Kekerasan seksual yang terjadi di ranah komunitas tidak kalah mengerikan dari peristiwa ruang privat. Sekolah Tahfiz Madani Boarding School, Bandung, Jawa Barat, telah ditutup karena pemilik sekaligus pengajar HW (36 th) memperkosa santrinya selama kurun waktu 2016-2021. Para korban berusia 13-16 tahun, sebanyak 13 anak menjadi korban hingga melahirkan 9 bayi, ada satu korban yang hingga dua kali melahirkan.
Kasus ini terbilang sedikit jika dibandingkan dengan jumlah pesantren di Indonesia yang 30.000-an pesantren. Namun, jika dilihat dari modus hitam yang tersimpan hingga lima tahun, artinya kondisi pengawasan di masyarakat sangat lemah, letak pesantren yang berada di tengah-tengah masyarakat sungguh mengejutkan dapat tertutup rapat, bahkan keluarga korban pun tidak tahu.

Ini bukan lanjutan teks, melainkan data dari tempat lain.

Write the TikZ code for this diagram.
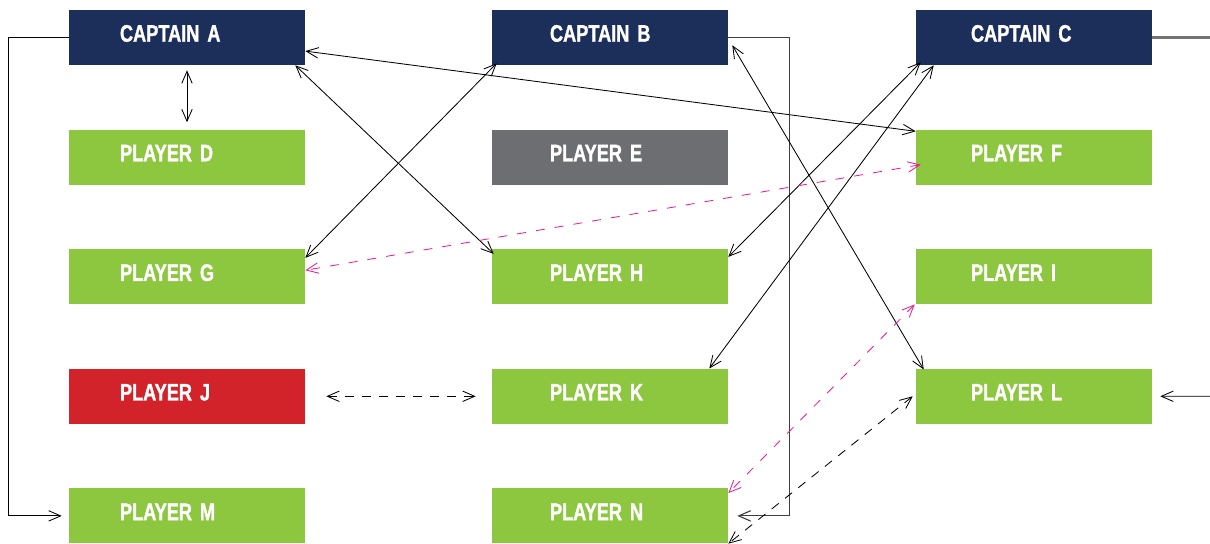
\documentclass[tikz,border=0pt]{standalone}
\usepackage{fontspec}
\usetikzlibrary{arrows.meta}
\newfontfamily\boxfont{Liberation Sans}[FakeStretch=0.76, BoldFeatures={FakeBold=1.3}]
\definecolor{navy}{RGB}{28,46,90}
\definecolor{leaf}{RGB}{141,198,63}
\definecolor{slate}{RGB}{109,110,113}
\definecolor{alert}{RGB}{210,35,42}
\definecolor{linkpink}{RGB}{236,30,140}
\tikzstyle{captain} = [rectangle, minimum width=5.9cm, minimum height=1.375cm, text width=3.35cm, inner xsep=1.275cm, inner ysep=0pt, align=left, text height=0.43cm, text depth=0.22cm, font=\boxfont\bfseries\fontsize{17}{17}\selectfont, text=white, fill=navy]
\tikzstyle{player} = [captain, fill=leaf]
\tikzstyle{midcol} = [text width=3.0cm, inner xsep=1.45cm]
\tikzstyle{rightcol} = [text width=3.15cm, inner xsep=1.375cm]
\tikzstyle{arrow} = [line width=0.6pt, <->, >={Straight Barb[length=3mm,width=2.6mm]}]
\tikzstyle{link} = [arrow, dash pattern=on 2.25mm off 2mm]
\tikzstyle{pinklink} = [link, draw=linkpink, dash pattern=on 2.25mm off 2.5mm]
\begin{document}
\begin{tikzpicture}[node distance=2.99cm]
	\useasboundingbox (0,0) rectangle (30.25,13.6);
	\node(capA)[captain] at (4.675,12.6625) {CAPTAIN A};
	\node(capB)[captain, midcol, node distance=10.575cm, right of=capA] {CAPTAIN B};
	\node(capC)[captain, rightcol, node distance=10.6cm, right of=capB] {CAPTAIN C};
	\node(pD)[player, below of=capA] {PLAYER D};
	\node(pG)[player, below of=pD] {PLAYER G};
	\node(pJ)[player, below of=pG, fill=alert] {PLAYER J};
	\node(pM)[player, below of=pJ] {PLAYER M};
	\node(pE)[player, midcol, below of=capB, fill=slate] {PLAYER E};
	\node(pH)[player, midcol, below of=pE] {PLAYER H};
	\node(pK)[player, midcol, below of=pH] {PLAYER K};
	\node(pN)[player, midcol, below of=pK] {PLAYER N};
	\node(pF)[player, rightcol, below of=capC] {PLAYER F};
	\node(pI)[player, rightcol, below of=pF] {PLAYER I};
	\node(pL)[player, rightcol, below of=pI] {PLAYER L};
	\coordinate(outC) at (30.25,12.7);
	\coordinate(inL) at (30.25,3.6925);
	% captains
	\draw [arrow, ->] (capA.west) -- ++(-1.5,0) |- ([xshift=-1.75mm]pM.west);
	\draw [arrow] ([yshift=-1.25mm]capA.south) -- ([yshift=1.75mm]pD.north);
	\draw [arrow] ([yshift=-3.4mm]capA.east) -- ([yshift=-0.5mm]pF.north west);
	\draw [arrow] ([xshift=-2.5mm]capA.south east) -- ([shift={(0.5mm,-1.25mm)}]pH.north west);
	\draw [arrow] ([shift={(1.25mm,0.5mm)}]capB.south west) -- ([yshift=-2.25mm]pG.north east);
	\draw [arrow, ->, draw=black!75, line width=0.8pt] (capB.east) -- ++(1.525,0) |- ([xshift=2.25mm]pN.east);
	\draw [arrow] ([shift={(1mm,5mm)}]capB.south east) -- ([shift={(2mm,-0.25mm)}]pL.north west);
	\draw [arrow] ([shift={(1.25mm,0.75mm)}]capC.south west) -- ([yshift=-2mm]pH.north east);
	\draw [arrow] ([xshift=4.5mm]capC.south west) -- ([xshift=-4.75mm]pK.north east);
	\draw [draw=black!55, line width=1.5pt] (capC.east) -- (capC.east -| outC);
	\draw [arrow, <-] ([xshift=2mm]pL.east) -- (inL);
	% players
	\draw [pinklink] ([shift={(1.25mm,-1.9mm)}]pF.west) -- ([yshift=1.6mm]pG.east);
	\draw [link] ([xshift=5.25mm]pJ.east) -- ([xshift=-4mm]pK.west);
	\draw [pinklink] ([xshift=-0.25mm]pI.south west) -- ([yshift=-1.25mm]pN.north east);
	\draw [link] ([xshift=-0.75mm]pL.west) -- (pN.south east);
\end{tikzpicture}
\end{document}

Kasus serupa terjadi di Tasikmalaya, seorang guru pesantren melakukan kekerasan seksual kepada sembilan santriwati, korban berusia 15-17 tahun. Kasus di Bandung dan Tasikmalaya makin menunjukkan, kedekatan dengan agama dan ritual ibadah ternyata tidak selalu dapat menahan seseorang dari perbuatan jahat yang sangat dibenci agama.
Sekolah yang kerap identik dengan bullying, ternyata juga menjadi ruang bagi kekerasan seksual. Kepolisian Resor Metro Depok menangkap MMS (52), seorang guru agama yang melakukan kekerasan seksual terhadap 10 murid perempuan berusia 10-15 tahun di Kemirimuka, Beji, Depok, Jawa Barat, pada Desember 2021. Di Kabupaten Cilacap, Jawa Tengah, pelaku berinisial M (51 th) melakukan kekerasan seksual dengan mencabuli 15 siswi di sekolah (Kompas,11 Desember 2021).
Kasus berikutnya, tiga siswi yang sedang melakukan praktik kerja lapangan (PKL) di salah satu instansi mengalami kekerasan seksual dari pegawai honorer di Kelurahan Jombang, Kecamatan Ciputat, Kota Tangerang Selatan. Korban berusia 16 dan 17 tahun (Kompas, 17 Desember 2021).
Data kekerasan Komnas Perempuan membagi wilayah korban kekerasan seksual dengan tiga area, ranah personal (privat), yakni pelakunya orang yang memiliki hubungan darah; ayah, kakak, paman dan kakek; ataupun yang memiliki hubungan kekerabatan karena perkawinan, atau relasi intim dengan korban.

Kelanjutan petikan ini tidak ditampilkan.